> **What the task requires**: Everything from the first line of the data through the line with "fig = go.Figure()" is to be echoed exactly, minus the pictures.

> **Given material**:
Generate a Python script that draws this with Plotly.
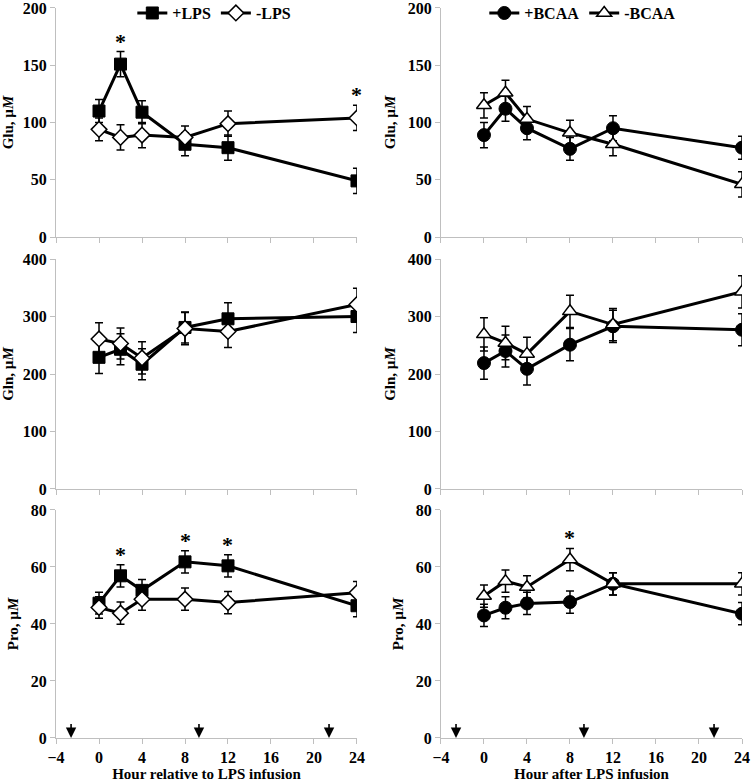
import plotly.graph_objects as go

hours = [0, 2, 4, 8, 12, 24]

# Glu (µM)
glu_lps_pos = [110, 151, 109, 81, 78, 49]
glu_lps_pos_err = [10, 11, 10, 10, 11, 11]
glu_lps_neg = [94, 87, 89, 87, 99, 104]
glu_lps_neg_err = [10, 11, 11, 10, 11, 11]
glu_bcaa_pos = [89, 112, 95, 77, 95, 78]
glu_bcaa_pos_err = [11, 11, 10, 10, 11, 10]
glu_bcaa_neg = [115, 126, 103, 91, 81, 46]
glu_bcaa_neg_err = [11, 11, 11, 11, 10, 11]

# Gln (µM)
gln_lps_pos = [229, 243, 217, 281, 296, 300]
gln_lps_pos_err = [28, 27, 27, 27, 28, 28]
gln_lps_neg = [261, 253, 228, 279, 274, 321]
gln_lps_neg_err = [28, 27, 28, 28, 28, 28]
gln_bcaa_pos = [219, 240, 209, 251, 283, 277]
gln_bcaa_pos_err = [28, 28, 28, 28, 28, 28]
gln_bcaa_neg = [269, 254, 235, 309, 286, 343]
gln_bcaa_neg_err = [29, 29, 29, 28, 28, 28]

# Pro (µM)
pro_lps_pos = [47.3, 56.9, 51.8, 61.8, 60.4, 46.4]
pro_lps_pos_err = [3.8, 3.9, 3.8, 3.9, 3.9, 3.9]
pro_lps_neg = [45.8, 43.8, 48.7, 48.7, 47.5, 51.0]
pro_lps_neg_err = [3.8, 3.9, 3.9, 3.9, 3.9, 3.9]
pro_bcaa_pos = [43.0, 45.7, 47.2, 47.7, 54.1, 43.6]
pro_bcaa_pos_err = [3.9, 3.9, 3.9, 3.9, 3.9, 3.9]
pro_bcaa_neg = [49.8, 55.0, 53.0, 62.6, 54.1, 54.1]
pro_bcaa_neg_err = [3.9, 3.9, 3.9, 3.9, 3.9, 3.9]

arrow_hours = [-2.6, 9.3, 21.4]

FONT = "Liberation Serif"
AXC = "#bfbfbf"

fig = go.Figure()

xdom_l = [0.0745, 0.4747]
xdom_r = [0.5864, 0.9867]
ydoms = [[0.6977, 0.9898], [0.3763, 0.6696], [0.0587, 0.3495]]

def axn(r, c):
    return r * 2 + c + 1

def ax_names(n):
    return ("x" if n == 1 else f"x{n}", "y" if n == 1 else f"y{n}")

styles = {
    "+LPS": dict(symbol="square", size=12, color="black", line=dict(color="black", width=1)),
    "-LPS": dict(symbol="diamond", size=12, color="white", line=dict(color="black", width=1.5)),
    "+BCAA": dict(symbol="circle", size=13, color="black", line=dict(color="black", width=1)),
    "-BCAA": dict(symbol="triangle-up", size=13, color="white", line=dict(color="black", width=1.5)),
}

panels = [
    (0, 0, [("+LPS", glu_lps_pos, glu_lps_pos_err), ("-LPS", glu_lps_neg, glu_lps_neg_err)]),
    (0, 1, [("+BCAA", glu_bcaa_pos, glu_bcaa_pos_err), ("-BCAA", glu_bcaa_neg, glu_bcaa_neg_err)]),
    (1, 0, [("+LPS", gln_lps_pos, gln_lps_pos_err), ("-LPS", gln_lps_neg, gln_lps_neg_err)]),
    (1, 1, [("+BCAA", gln_bcaa_pos, gln_bcaa_pos_err), ("-BCAA", gln_bcaa_neg, gln_bcaa_neg_err)]),
    (2, 0, [("+LPS", pro_lps_pos, pro_lps_pos_err), ("-LPS", pro_lps_neg, pro_lps_neg_err)]),
    (2, 1, [("+BCAA", pro_bcaa_pos, pro_bcaa_pos_err), ("-BCAA", pro_bcaa_neg, pro_bcaa_neg_err)]),
]

for r, c, series in panels:
    n = axn(r, c)
    xa, ya = ax_names(n)
    for name, vals, errs in series:
        fig.add_trace(go.Scatter(
            x=hours, y=vals, name=name, mode="lines+markers",
            xaxis=xa, yaxis=ya,
            line=dict(color="black", width=3),
            marker=styles[name],
            error_y=dict(type="data", array=errs, visible=True, color="black", thickness=1.5, width=4),
            showlegend=(r == 0),
            legend="legend" if c == 0 else "legend2",
        ))

ylabels = ["Glu, µ<i>M</i>", "Gln, µ<i>M</i>", "Pro, µ<i>M</i>"]
yranges = [[0, 200], [0, 400], [0, 80]]
ydticks = [50, 100, 20]
xtitles = ["Hour relative to LPS infusion", "Hour after LPS infusion"]

TICKF = dict(family=FONT, size=16, color="black", weight="bold")
TITLEF = dict(family=FONT, size=15, color="black", weight="bold")

layout = {}
for r in range(3):
    for c in range(2):
        n = axn(r, c)
        xk = "xaxis" if n == 1 else f"xaxis{n}"
        yk = "yaxis" if n == 1 else f"yaxis{n}"
        xa, ya = ax_names(n)
        layout[xk] = dict(
            domain=xdom_l if c == 0 else xdom_r, anchor=ya,
            range=[-4, 24], dtick=4, tick0=-4, showgrid=False, zeroline=False,
            showline=True, linecolor=AXC, linewidth=1,
            ticks="outside", tickcolor=AXC, ticklen=5,
            showticklabels=(r == 2), automargin=False, ticklabeloverflow="allow",
            tickfont=TICKF,
            title=dict(text=xtitles[c] if r == 2 else "", font=TITLEF, standoff=2),
        )
        layout[yk] = dict(
            domain=ydoms[r], anchor=xa,
            range=yranges[r], dtick=ydticks[r], showgrid=False, zeroline=False,
            showline=True, linecolor=AXC, linewidth=1,
            ticks="outside", tickcolor=AXC, ticklen=5, automargin=False,
            ticklabeloverflow="allow",
            tickfont=TICKF,
            title=dict(text=ylabels[r], font=TITLEF, standoff=8),
        )

annotations = []

def star(r, c, x, y):
    n = axn(r, c)
    xa, ya = ax_names(n)
    annotations.append(dict(x=x, y=y, xref=xa, yref=ya, text="*", showarrow=False,
                            yanchor="bottom", yshift=-4,
                            font=dict(family=FONT, size=22, color="black", weight="bold")))

star(0, 0, 2, glu_lps_pos[1] + glu_lps_pos_err[1])
star(0, 0, 24, glu_lps_neg[5] + glu_lps_neg_err[5])
star(2, 0, 2, pro_lps_pos[1] + pro_lps_pos_err[1])
star(2, 0, 8, pro_lps_pos[3] + pro_lps_pos_err[3])
star(2, 0, 12, pro_lps_pos[4] + pro_lps_pos_err[4])
star(2, 1, 8, pro_bcaa_neg[3] + pro_bcaa_neg_err[3])

for c in range(2):
    n = axn(2, c)
    xa, ya = ax_names(n)
    for h in arrow_hours:
        annotations.append(dict(x=h, y=0, ax=h, ay=5.4, xref=xa, yref=ya, axref=xa, ayref=ya,
                                text="", showarrow=True, arrowhead=2, arrowsize=1.3,
                                arrowwidth=1.6, arrowcolor="black"))

fig.update_layout(
    width=752, height=784,
    margin=dict(l=0, r=0, t=0, b=0, autoexpand=False),
    plot_bgcolor="white", paper_bgcolor="white",
    font=dict(family=FONT, color="black"),
    annotations=annotations,
    hovermode=False,
    legend=dict(orientation="h", x=0.285, y=1.005, xanchor="center", yanchor="top",
                font=dict(family=FONT, size=16, color="black", weight="bold"),
                bgcolor="rgba(0,0,0,0)", itemwidth=30, tracegroupgap=0),
    legend2=dict(orientation="h", x=0.775, y=1.005, xanchor="center", yanchor="top",
                 font=dict(family=FONT, size=16, color="black", weight="bold"),
                 bgcolor="rgba(0,0,0,0)", itemwidth=30, tracegroupgap=0),
    **layout,
)

fig.write_html("out.html", config={"displayModeBar": False},
               post_script="document.body.style.margin='0';document.body.style.overflow='hidden';")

> **Expected answer**:
Generate a Python script that draws this with Plotly.
import plotly.graph_objects as go

hours = [0, 2, 4, 8, 12, 24]

# Glu (µM)
glu_lps_pos = [110, 151, 109, 81, 78, 49]
glu_lps_pos_err = [10, 11, 10, 10, 11, 11]
glu_lps_neg = [94, 87, 89, 87, 99, 104]
glu_lps_neg_err = [10, 11, 11, 10, 11, 11]
glu_bcaa_pos = [89, 112, 95, 77, 95, 78]
glu_bcaa_pos_err = [11, 11, 10, 10, 11, 10]
glu_bcaa_neg = [115, 126, 103, 91, 81, 46]
glu_bcaa_neg_err = [11, 11, 11, 11, 10, 11]

# Gln (µM)
gln_lps_pos = [229, 243, 217, 281, 296, 300]
gln_lps_pos_err = [28, 27, 27, 27, 28, 28]
gln_lps_neg = [261, 253, 228, 279, 274, 321]
gln_lps_neg_err = [28, 27, 28, 28, 28, 28]
gln_bcaa_pos = [219, 240, 209, 251, 283, 277]
gln_bcaa_pos_err = [28, 28, 28, 28, 28, 28]
gln_bcaa_neg = [269, 254, 235, 309, 286, 343]
gln_bcaa_neg_err = [29, 29, 29, 28, 28, 28]

# Pro (µM)
pro_lps_pos = [47.3, 56.9, 51.8, 61.8, 60.4, 46.4]
pro_lps_pos_err = [3.8, 3.9, 3.8, 3.9, 3.9, 3.9]
pro_lps_neg = [45.8, 43.8, 48.7, 48.7, 47.5, 51.0]
pro_lps_neg_err = [3.8, 3.9, 3.9, 3.9, 3.9, 3.9]
pro_bcaa_pos = [43.0, 45.7, 47.2, 47.7, 54.1, 43.6]
pro_bcaa_pos_err = [3.9, 3.9, 3.9, 3.9, 3.9, 3.9]
pro_bcaa_neg = [49.8, 55.0, 53.0, 62.6, 54.1, 54.1]
pro_bcaa_neg_err = [3.9, 3.9, 3.9, 3.9, 3.9, 3.9]

arrow_hours = [-2.6, 9.3, 21.4]

FONT = "Liberation Serif"
AXC = "#bfbfbf"

fig = go.Figure()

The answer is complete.